**What is asked:**
Copy the listing verbatim, excluding any images found in it.

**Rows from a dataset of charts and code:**
- - - - - - -
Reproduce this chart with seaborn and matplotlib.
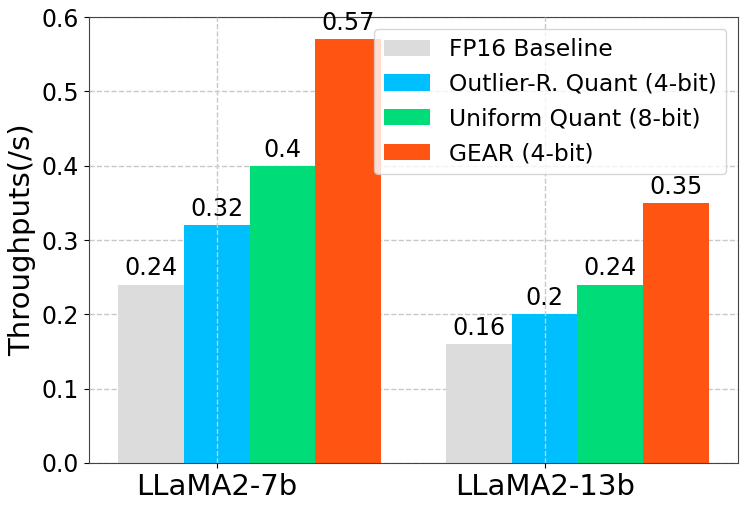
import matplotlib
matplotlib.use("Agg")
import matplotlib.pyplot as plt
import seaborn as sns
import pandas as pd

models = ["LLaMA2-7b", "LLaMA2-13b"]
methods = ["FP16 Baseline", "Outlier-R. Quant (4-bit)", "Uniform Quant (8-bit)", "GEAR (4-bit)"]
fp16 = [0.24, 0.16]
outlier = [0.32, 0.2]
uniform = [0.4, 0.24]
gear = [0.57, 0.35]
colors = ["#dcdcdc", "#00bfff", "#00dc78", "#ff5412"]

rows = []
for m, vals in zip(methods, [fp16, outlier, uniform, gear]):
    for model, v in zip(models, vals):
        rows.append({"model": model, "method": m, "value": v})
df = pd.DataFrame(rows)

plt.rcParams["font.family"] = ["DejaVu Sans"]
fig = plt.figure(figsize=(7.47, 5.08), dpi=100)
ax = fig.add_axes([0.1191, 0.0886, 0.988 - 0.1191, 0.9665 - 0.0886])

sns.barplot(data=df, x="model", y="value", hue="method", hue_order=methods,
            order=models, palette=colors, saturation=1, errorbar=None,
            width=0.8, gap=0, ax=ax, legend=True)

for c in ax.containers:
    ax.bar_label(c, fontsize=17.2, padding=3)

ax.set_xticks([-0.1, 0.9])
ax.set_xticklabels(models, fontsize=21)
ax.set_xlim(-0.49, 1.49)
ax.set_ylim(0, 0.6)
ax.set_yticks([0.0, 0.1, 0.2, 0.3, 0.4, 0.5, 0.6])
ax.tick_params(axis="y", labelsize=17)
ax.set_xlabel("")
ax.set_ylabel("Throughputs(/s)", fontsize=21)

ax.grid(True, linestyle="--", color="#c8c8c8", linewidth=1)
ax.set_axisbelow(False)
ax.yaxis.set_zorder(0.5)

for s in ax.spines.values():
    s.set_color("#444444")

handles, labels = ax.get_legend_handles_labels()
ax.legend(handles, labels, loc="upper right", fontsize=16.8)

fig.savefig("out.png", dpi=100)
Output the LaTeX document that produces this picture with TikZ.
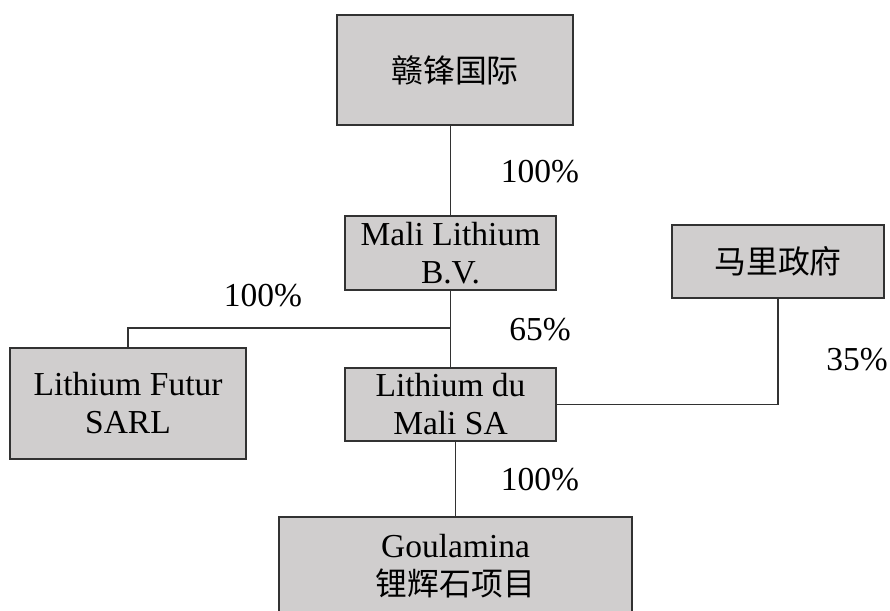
- - - - - - -
**Exercise solution:**
Reproduce this chart with seaborn and matplotlib.
import matplotlib
matplotlib.use("Agg")
import matplotlib.pyplot as plt
import seaborn as sns
import pandas as pd

models = ["LLaMA2-7b", "LLaMA2-13b"]
methods = ["FP16 Baseline", "Outlier-R. Quant (4-bit)", "Uniform Quant (8-bit)", "GEAR (4-bit)"]
fp16 = [0.24, 0.16]
outlier = [0.32, 0.2]
uniform = [0.4, 0.24]
gear = [0.57, 0.35]
colors = ["#dcdcdc", "#00bfff", "#00dc78", "#ff5412"]

rows = []
for m, vals in zip(methods, [fp16, outlier, uniform, gear]):
    for model, v in zip(models, vals):
        rows.append({"model": model, "method": m, "value": v})
df = pd.DataFrame(rows)

plt.rcParams["font.family"] = ["DejaVu Sans"]
fig = plt.figure(figsize=(7.47, 5.08), dpi=100)
ax = fig.add_axes([0.1191, 0.0886, 0.988 - 0.1191, 0.9665 - 0.0886])

sns.barplot(data=df, x="model", y="value", hue="method", hue_order=methods,
            order=models, palette=colors, saturation=1, errorbar=None,
            width=0.8, gap=0, ax=ax, legend=True)

for c in ax.containers:
    ax.bar_label(c, fontsize=17.2, padding=3)

ax.set_xticks([-0.1, 0.9])
ax.set_xticklabels(models, fontsize=21)
ax.set_xlim(-0.49, 1.49)
ax.set_ylim(0, 0.6)
ax.set_yticks([0.0, 0.1, 0.2, 0.3, 0.4, 0.5, 0.6])
ax.tick_params(axis="y", labelsize=17)
ax.set_xlabel("")
ax.set_ylabel("Throughputs(/s)", fontsize=21)

ax.grid(True, linestyle="--", color="#c8c8c8", linewidth=1)
ax.set_axisbelow(False)
ax.yaxis.set_zorder(0.5)

for s in ax.spines.values():
    s.set_color("#444444")

handles, labels = ax.get_legend_handles_labels()
ax.legend(handles, labels, loc="upper right", fontsize=16.8)

fig.savefig("out.png", dpi=100)
Output the LaTeX document that produces this picture with TikZ.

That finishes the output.